(Data items)
* start *
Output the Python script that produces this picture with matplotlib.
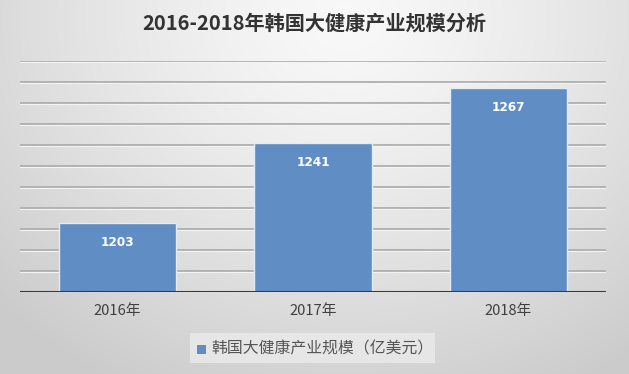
import numpy as np
import matplotlib
matplotlib.use("Agg")
import matplotlib.pyplot as plt
from matplotlib.patches import Rectangle

plt.rcParams['font.family'] = ['Noto Sans CJK SC', 'DejaVu Sans']

categories = ['2016年', '2017年', '2018年']
values = [1203, 1241, 1267]
series_name = '韩国大健康产业规模（亿美元）'
title = '2016-2018年韩国大健康产业规模分析'

W, H = 629, 374
fig = plt.figure(figsize=(W / 100, H / 100), dpi=100)

# background radial gradient
bg = fig.add_axes([0, 0, 1, 1], zorder=-10)
yy, xx = np.mgrid[0:H, 0:W]
cx, cy = W * 0.55, H * 0.05
r = np.sqrt(((xx - cx) / (W * 0.75)) ** 2 + ((yy - cy) / (H * 1.1)) ** 2)
r = np.clip(r, 0, 1)
light, dark = 0.975, 0.80
img = light - (light - dark) * r ** 1.3
bg.imshow(np.dstack([img, img, img]), aspect='auto', extent=[0, 1, 0, 1], origin='upper')
bg.axis('off')

ax = fig.add_axes([20 / W, (H - 292) / H, (606 - 20) / W, (292 - 61) / H])
ax.patch.set_alpha(0)
ymin, ymax = 1170, 1280
ax.set_ylim(ymin, ymax)
x = np.arange(len(categories))
ax.set_xlim(-0.5, len(categories) - 0.5)

for g in np.arange(ymin + 10, ymax + 1, 10):
    ax.axhline(g, color='#aeaeae', lw=1.3, zorder=1)
    ax.axhline(g - 0.35, color='#f4f4f4', lw=0.8, zorder=1)

bars = ax.bar(x, [v - ymin for v in values], bottom=ymin, width=0.6,
              color='#5f8dc4', edgecolor='#e3ebf5', linewidth=1.0, zorder=3,
              label=series_name)
for xi, v in zip(x, values):
    ax.text(xi, v - 9.3, str(v), ha='center', va='center', color='white',
            fontsize=8.7, fontweight='bold', zorder=4, family=['DejaVu Sans'])

ax.axhline(ymin, color='#3a3a3a', lw=2.2, zorder=5)
for s in ax.spines.values():
    s.set_visible(False)
ax.set_yticks([])
ax.set_xticks(x)
ax.set_xticklabels(categories, fontsize=10.6, color='#404040')
ax.tick_params(axis='x', length=0, pad=9)

fig.text(0.5, (H - 23) / H, title, ha='center', va='center', fontsize=14.5,
         fontweight='bold', color='#333333')

# legend box
fig.patches.append(Rectangle((190 / W, (H - 363) / H), (435 - 190) / W, 30 / H,
                             transform=fig.transFigure, facecolor='#ebebeb',
                             edgecolor='none', alpha=0.8, zorder=1))
fig.patches.append(Rectangle((197 / W, (H - 354) / H), 9 / W, 9 / H,
                             transform=fig.transFigure, facecolor='#5f8dc4',
                             edgecolor='none', zorder=2))
fig.text(211 / W, (H - 349) / H, series_name, ha='left', va='center',
         fontsize=11.4, color='#555555')

fig.savefig('out.png', dpi=100)
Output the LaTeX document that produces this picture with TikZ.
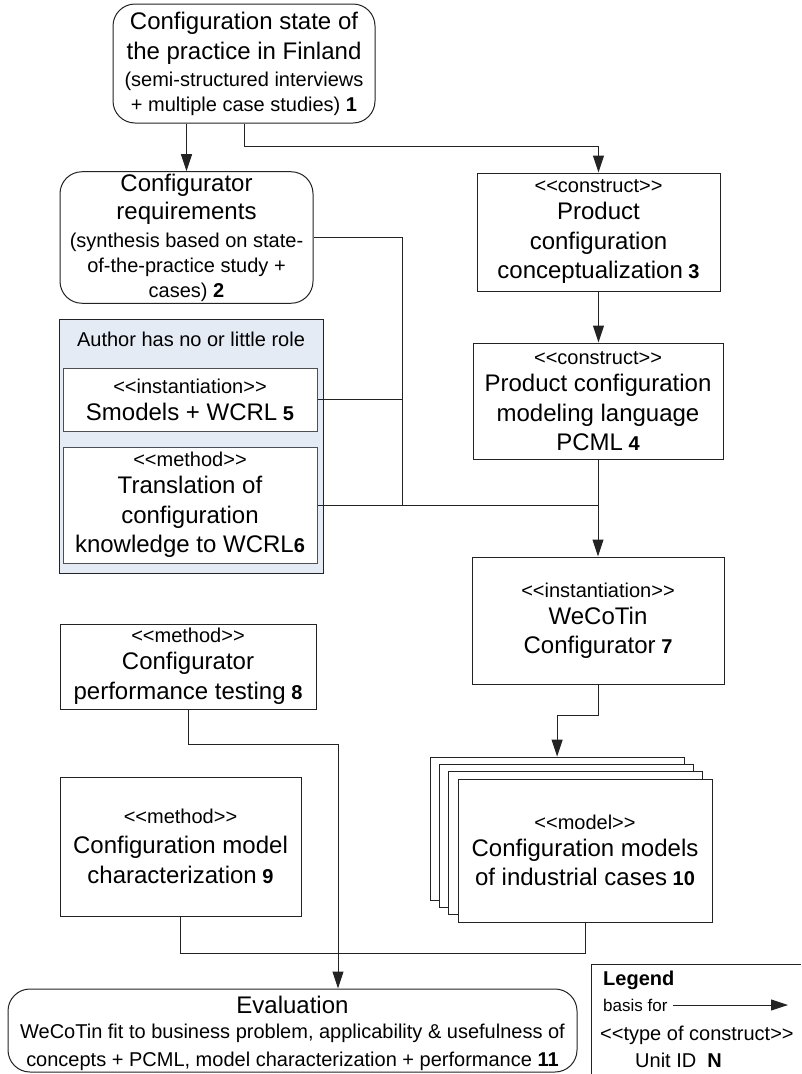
\documentclass[tikz,border=0pt]{standalone}
\usepackage{fontspec}
\setmainfont{Liberation Sans}
\usetikzlibrary{
arrows.meta,
calc,
positioning
}
\tikzset{>={Triangle[length=17pt,width=11pt]}}
\definecolor{grpfill}{RGB}{229,235,245}
\definecolor{edge}{RGB}{35,35,35}
\newcommand{\hdr}{\fontsize{24}{29}\selectfont}
\newcommand{\sml}{\fontsize{20}{25}\selectfont}
\newcommand{\stereo}[1]{{\fontsize{20}{24}\selectfont<\kern0pt<#1>\kern0pt>}}

\begin{document}
\begin{tikzpicture}[x=1pt, y=-1pt, font=\sml,
	box/.style={draw=edge, line width=1pt, fill=white, align=center, inner sep=2pt},
	rbox/.style={box, rounded corners=22pt},
	conn/.style={draw=edge, line width=1pt}]
	\useasboundingbox (0,0) rectangle (801,1074);

	% studies and constructs
	\node[rbox,minimum width=262pt,minimum height=119pt] (state) at (244,63.5) {{\hdr Configuration state of}\\[5pt]{\hdr the practice in Finland}\\[2pt](semi-structured interviews\\+ multiple case studies) \textbf{1}};
	\node[rbox,minimum width=253pt,minimum height=127pt] (reqs) at (186.5,237.5) {{\hdr Configurator}\\[3pt]{\hdr requirements}\\[3pt](synthesis based on state-\\of-the-practice study +\\cases) \textbf{2}};
	\node[box,minimum width=243pt,minimum height=118pt] (concept) at (598.5,232) {\stereo{construct}\\[2pt]{\hdr Product}\\[5pt]{\hdr configuration}\\[4pt]{\hdr conceptualization} \textbf{3}};
	\node[box,minimum width=250pt,minimum height=116pt] (pcml) at (598,401) {\stereo{construct}\\[2pt]{\hdr Product configuration}\\[5pt]{\hdr modeling language}\\[4pt]{\hdr PCML} \textbf{4}};

	% group where the author has a small part
	\node[draw=edge,line width=1pt,fill=grpfill,minimum width=264pt,minimum height=254pt] (group) at (191,446) {};
	\node (roletitle) at ([yshift=-21pt]group.north) {Author has no or little role};
	\node[box,draw=edge!80,minimum width=254pt,minimum height=63pt] (smodels) at (190,399.5) {\stereo{instantiation}\\[2pt]{\hdr Smodels + WCRL} \textbf{5}};
	\node[box,draw=edge!80,minimum width=254pt,minimum height=116pt] (translation) at (190,505) {\stereo{method}\\[2pt]{\hdr Translation of}\\[5pt]{\hdr configuration}\\[4pt]{\hdr knowledge to WCRL}\textbf{6}};

	\node[box,minimum width=252pt,minimum height=127pt] (wecotin) at (598,620.5) {\stereo{instantiation}\\[2pt]{\hdr WeCoTin}\\[4pt]{\hdr Configurator} \textbf{7}};
	\node[box,minimum width=256pt,minimum height=85pt] (perftest) at (188,666.5) {\stereo{method}\\[2pt]{\hdr Configurator}\\[5pt]{\hdr performance testing} \textbf{8}};
	\node[box,minimum width=241pt,minimum height=139pt] (charact) at (180.5,846.5) {\stereo{method}\\[5pt]{\hdr Configuration model}\\[5pt]{\hdr characterization} \textbf{9}};

	% stacked models
	\foreach \i in {3,2,1}
		\node[box,minimum width=254pt,minimum height=143pt] (back\i) at (585-9.3*\i,850.5-7.3*\i) {};
	\node[box,minimum width=254pt,minimum height=143pt] (models) at (585,850.5) {\stereo{model}\\[2pt]{\hdr Configuration models}\\[4pt]{\hdr of industrial cases} \textbf{10}};

	\node[rbox,minimum width=569pt,minimum height=83pt] (eval) at (292.5,1030.5) {};
	\node[align=center,inner sep=0] (evaltext) at (292.5,1033.5) {{\hdr Evaluation}\\[0pt]WeCoTin fit to business problem, applicability \& usefulness of\\[3pt]concepts + PCML, model characterization + performance \textbf{11}};

	% connectors
	\coordinate (merge) at (402,505);
	\draw[conn,->] (state.south -| reqs.north) -- (reqs.north);
	\draw[conn,->] (state.south) -- ++(0,23) -| (concept.north);
	\draw[conn,->] (concept.south) -- (concept.south |- pcml.north);
	\draw[conn] (reqs.east) -| (merge) -- (merge -| pcml.south);
	\draw[conn] (smodels.east) -- (smodels.east -| merge);
	\draw[conn] (translation.east) -- (merge);
	\draw[conn,->] (pcml.south) -- (wecotin.north);
	\draw[conn,->] (wecotin.south) -- ++(0,31) -| (back3.north);
	\draw[conn] (models.south) -- ++(0,31) -| (charact.south);
	\draw[conn,->] (perftest.south) -- ++(0,35) -| ([xshift=45.5pt]eval.north);

	% legend
	\coordinate (legendnw) at (591,964);
	\draw[conn] (801,964) -- (legendnw) -- (591,1074);
	\node[anchor=west,inner sep=0,font=\sml\bfseries] (legendtitle) at (603,980) {Legend};
	\node[anchor=west,inner sep=0,font=\fontsize{17}{20}\selectfont] (basis) at (603,1005) {basis for};
	\coordinate (basistip) at (788,1005);
	\draw[conn,->] ([xshift=5pt]basis.east) -- (basistip);
	\node[anchor=west,inner sep=0] (typeof) at (600,1035) {<\kern0pt<type of construct>\kern0pt>};
	\node[anchor=west,inner sep=0] (unitid) at (635,1060) {Unit ID\ \ \textbf{N}};
\end{tikzpicture}
\end{document}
* end *
Work required
Begin at the top of the records above and retype each line exactly until the line containing "plt.rcParams['font.family'] = ['Noto", which is included. Skip all pictures.

The result
Output the Python script that produces this picture with matplotlib.
import numpy as np
import matplotlib
matplotlib.use("Agg")
import matplotlib.pyplot as plt
from matplotlib.patches import Rectangle

plt.rcParams['font.family'] = ['Noto Sans CJK SC', 'DejaVu Sans']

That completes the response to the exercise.